General Guidelines¶

Scaling Datasets¶

For best results, always scale your data sets to the order of one. You may do this prior to reading in your data file, or after your data file has been imported using the scaling feature in CurveExpert Professional (see Operating on Data).

Imagine a data set with x values ranging from 1000 to 10000 and a regression model where the term exp(a*x) is involved. Unless a very good initial guess for a is given, chances are that an exponential to a very large power (eg. exp(1000)) will be taken in the course of the nonlinear regression algorithm. The calculation will overflow, and the regression will fail as a result. Even if the regression happens not to fail, the regression algorithm will have an exceedingly tough time finding the correct parameters, since a small change in the free parameters will cause a tremendous change in the size of the term. The moral of the story: always scale your data!

As another example, if you have data that describes atmospheric pressure at different elevations, you might have (in metric units) a data set that looks like:

x=[-100, 0, 100, 500, 1000, 4000] meters
y=[102000,101325,101000,100500,100000,99900] Pascals

Using the Data->Scale feature in the Data menu of CurveExpert Professional, you can scale this data using a scale factor of 0.001 on the x data, and 0.00001 on the y data. So, you would then have the following data set:

x=[-0.1, 0, 0.1, 0.500, 1, 4] kilometers
y=[1.02,1.01325,1.01,1.005,1.0,0.999] bars

The second example is much more likely to allow nonlinear regressions to converge, and also will allow higher order polynomial fits to be performed with more accuracy. If you have a data set that seems particularly ill-behaved, scaling can help solve this problem.

Note that CurveExpert Professional is able to perform correctly on data in any scale, as long as the calculations do not overflow or underflow. So, if a data set is giving problems, scaling it should be the first action to take.

Weighting¶

Weighting has to do with defining how “important” a particular point is in the optimization calculation; i.e., accounting for the fact that in some cases, certain data in the dataset is more precise than other data. Thus, a greater importance should be placed on the more precise points. More precisely defined points (those with less uncertainty) should be given greater influence (a greater weighting) over the final fitted parameters.
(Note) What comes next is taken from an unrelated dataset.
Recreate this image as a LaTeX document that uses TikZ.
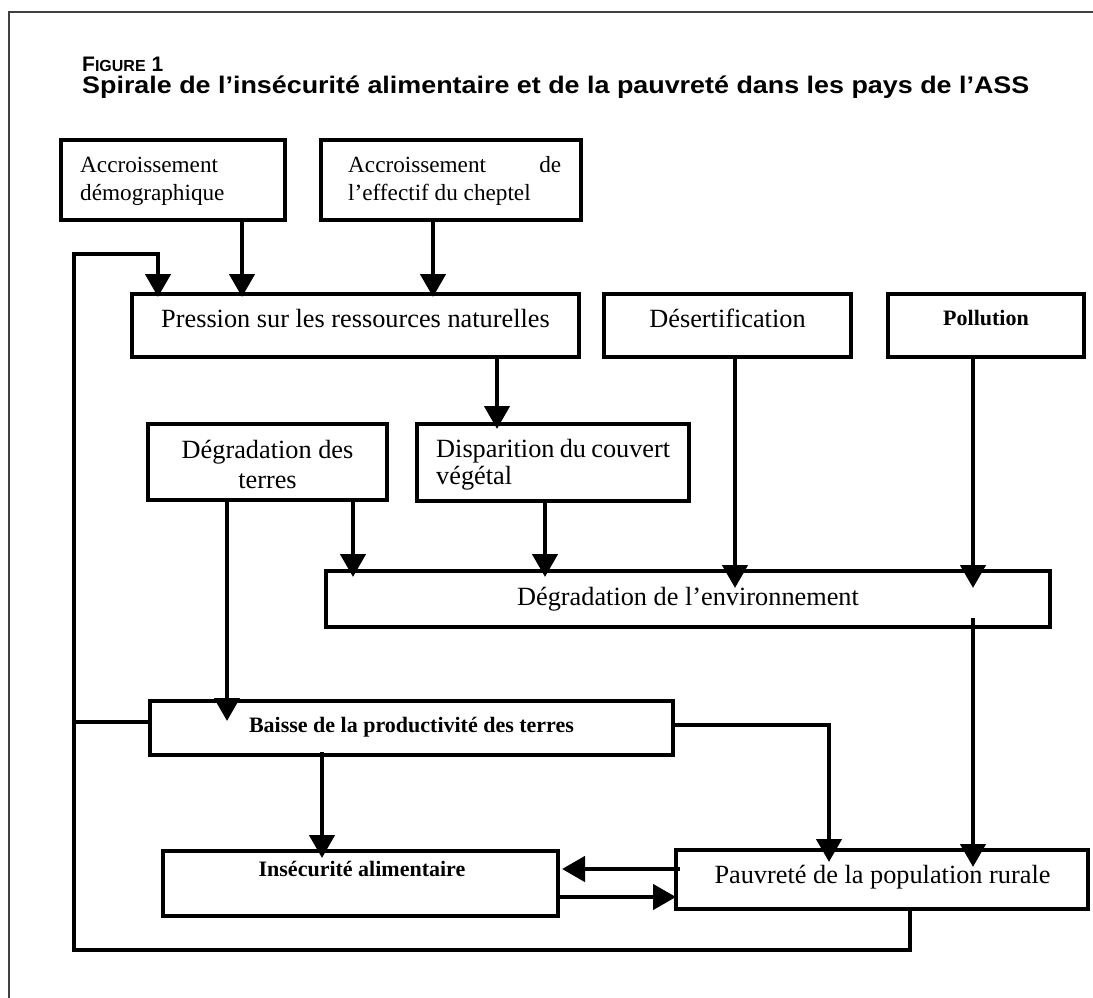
\documentclass[tikz,border=0pt]{standalone}
\usepackage{fontspec}
\usepackage{graphicx}
\setmainfont{Liberation Serif}
\newfontfamily\arialfont{Liberation Sans}
\usetikzlibrary{arrows.meta,calc}
\begin{document}
\begin{tikzpicture}[x=1pt,y=-1pt,
  box/.style={draw, line width=4pt, rectangle, inner sep=0pt, outer sep=0pt},
  arr/.style={line width=4.5pt, -{Triangle[width=25pt,length=23pt]}},
  ln/.style={line width=4.5pt},
  txt/.style={inner sep=0pt, font=\fontsize{26.3}{30}\selectfont},
  stxt/.style={inner sep=0pt, font=\fontsize{23.2}{27}\selectfont},
  btxt/.style={inner sep=0pt, font=\fontsize{22}{26}\selectfont\bfseries},
  ttlfont/.style={inner sep=0pt, anchor=base west, font=\arialfont\bfseries}
]
\useasboundingbox (0,0) rectangle (1093,998);
% frame
\coordinate (fr1) at (1093,12);
\coordinate (fr2) at (9,12);
\coordinate (fr3) at (9,998);
\draw[line width=1.3pt, black!75] (fr1) -- (fr2) -- (fr3);

% title
\node[ttlfont] (fig) at (82,72) {\fontsize{21}{24}\selectfont F{\fontsize{16}{20}\selectfont IGURE} 1};
\node[ttlfont] (ttl) at (82,94) {\fontsize{24}{28}\selectfont\scalebox{1.12}[1]{Spirale de l’insécurité alimentaire et de la pauvreté dans les pays de l’ASS}};

% boxes
\node[box, minimum width=224pt, minimum height=80pt] (A) at (173,180) {};
\node[box, minimum width=260pt, minimum height=80pt] (B) at (451,180) {};
\node[box, minimum width=447pt, minimum height=63pt] (P) at (355.5,325.5) {};
\node[box, minimum width=247pt, minimum height=63pt] (Ds) at (727.5,325.5) {};
\node[box, minimum width=196pt, minimum height=63pt] (Pol) at (986,325.5) {};
\node[box, minimum width=239pt, minimum height=76pt] (D1) at (267.5,462) {};
\node[box, minimum width=272pt, minimum height=77pt] (D2) at (553,462.5) {};
\node[box, minimum width=724pt, minimum height=56pt] (E) at (688,599) {};
\node[box, minimum width=523pt, minimum height=54pt] (Bx) at (411.5,728) {};
\node[box, minimum width=395pt, minimum height=65pt] (Ins) at (360.5,883.5) {};
\node[box, minimum width=412pt, minimum height=59pt] (Pv) at (882,879.5) {};

% texts
\node[stxt, anchor=base west] (At1) at (80,172) {Accroissement};
\node[stxt, anchor=base west] (At2) at (80,200) {démographique};
\node[stxt, anchor=base west] (Bt1) at (348,172) {\hbox to 213pt{Accroissement\hfill de}};
\node[stxt, anchor=base west] (Bt2) at (348,200) {l’effectif du cheptel};
\node[txt, anchor=base] (Pt) at (355.5,327) {Pression sur les ressources naturelles};
\node[txt, anchor=base] (Dst) at (727.5,327) {Désertification};
\node[btxt, anchor=base] (Polt) at (986,325) {Pollution};
\node[txt, anchor=base] (D1t1) at (267.5,458) {Dégradation des};
\node[txt, anchor=base] (D1t2) at (267.5,488) {terres};
\node[txt, anchor=base west] (D2t1) at (436,457) {\hbox to 234pt{Disparition\hfill du\hfill couvert}};
\node[txt, anchor=base west] (D2t2) at (436,484) {végétal};
\node[txt, anchor=base] (Et) at (688,605) {Dégradation de l’environnement};
\node[btxt, anchor=base] (Bxt) at (411.5,732) {Baisse de la productivité des terres};
\node[btxt, anchor=base] (Inst) at (362,876) {Insécurité alimentaire};
\node[txt, anchor=base] (Pvt) at (882.5,883) {Pauvreté de la population rurale};

% column / row coordinates
\coordinate (c242) at (242,0);
\coordinate (c433) at (433,0);
\coordinate (c158) at (158,0);
\coordinate (c497) at (497,0);
\coordinate (c227) at (227,0);
\coordinate (c353) at (353,0);
\coordinate (c545) at (545,0);
\coordinate (c735) at (735,0);
\coordinate (c973) at (973,0);
\coordinate (c322) at (322,0);
\coordinate (c829) at (829,0);
\coordinate (c910) at (910,0);
\coordinate (r725) at (0,725);
\coordinate (r869) at (0,869);
\coordinate (r897) at (0,897);

% connectors
\draw[arr, shorten >=-3pt] (A.south -| c242) -- (P.north -| c242);
\draw[arr, shorten >=-3pt] (B.south -| c433) -- (P.north -| c433);

\coordinate (fb1) at (910,950);
\coordinate (fb2) at (74,950);
\coordinate (fb3) at (74,254);
\coordinate (fb4) at (158,254);
\coordinate (fbB) at (74,722);
\draw[arr, shorten >=-3pt] (Pv.south -| c910) -- (fb1) -- (fb2) -- (fb3) -- (fb4) -- (P.north -| c158);
\draw[ln] (fbB) -- (Bx.west |- fbB);

\draw[arr, shorten >=-5pt] (P.south -| c497) -- (D2.north -| c497);
\draw[arr, shorten >=-20pt] (D1.south -| c227) -- (Bx.north -| c227);
\draw[arr, shorten >=-6pt] (D1.south -| c353) -- (E.north -| c353);
\draw[arr, shorten >=-6pt] (D2.south -| c545) -- (E.north -| c545);
\draw[arr, shorten >=-17pt] (Ds.south -| c735) -- (E.north -| c735);
\draw[arr, shorten >=-17pt] (Pol.south -| c973) -- (E.north -| c973);
\draw[arr, shorten <=-9pt, shorten >=-17pt] (E.south -| c973) -- (Pv.north -| c973);
\draw[arr, shorten <=-3pt, shorten >=-7pt] (Bx.south -| c322) -- (Ins.north -| c322);
\draw[arr, shorten >=-12pt] (Bx.east |- r725) -| (Pv.north -| c829);
\draw[arr, shorten <=-4pt, shorten >=4pt] (Pv.west |- r869) -- (Ins.east |- r869);
\draw[arr] (Ins.east |- r897) -- (Pv.west |- r897);
\end{tikzpicture}
\end{document}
There are six choices for weighting in CurveExpert Professional:

Default: No weighting unless a standard deviation column is defined in the dataset; in that case, weight by the square of the standard deviation column. This is equivalent to weighting by the uncertainty (if available).
None: No weighting under any circumstance, even if a standard deviation column is present.
Y: Weight each data point by the absolute value of its Y (dependent variable) value.
Y^2: Weight each data point by the square of its Y (dependent variable) value.
X: Weight each data point by the absolute value of its X (independent variable) value.
X^2: Weight each data point by the square of its X (independent variable) value.

Note that if there is more than one independent variable, weighting by X and X^2 will not be available.

Set the tolerance parameter reasonably¶

Don’t set the tolerance parameter (in Edit->Preferences->Regression) too low. In regression modeling, not much advantage is to be gained by setting a very strict tolerance. Its main purpose in life is to prevent the nonlinear regression algorithm from converging on local minima, not to make the calculated parameters more accurate.

Data should be appropriate to the model¶

Make sure that the data is appropriate to the model. Especially look out for using logarithmic or exponential families of models with data that contains zeros or negatives. For example, it is not possible, in any shape or form, to obtain a negative or zero with the basic exponential model (y=ae^(bx), assuming a is positive; the inverse problem exists for a negative a). So, it is not wise to use a model that cannot reflect the trends in the data.

For interpolations, data points must be sorted¶

If you are using an interpolation-type curve fit, the data points must be sorted by ascending x. Use the Data->Sort feature in CurveExpert Professional to sort your data points correctly.

Sometimes, it is unavoidable¶

Some curve fits are simply ill-behaved, i.e. prone to divergence. For some data sets, it may not be possible to converge certain nonlinear regression models.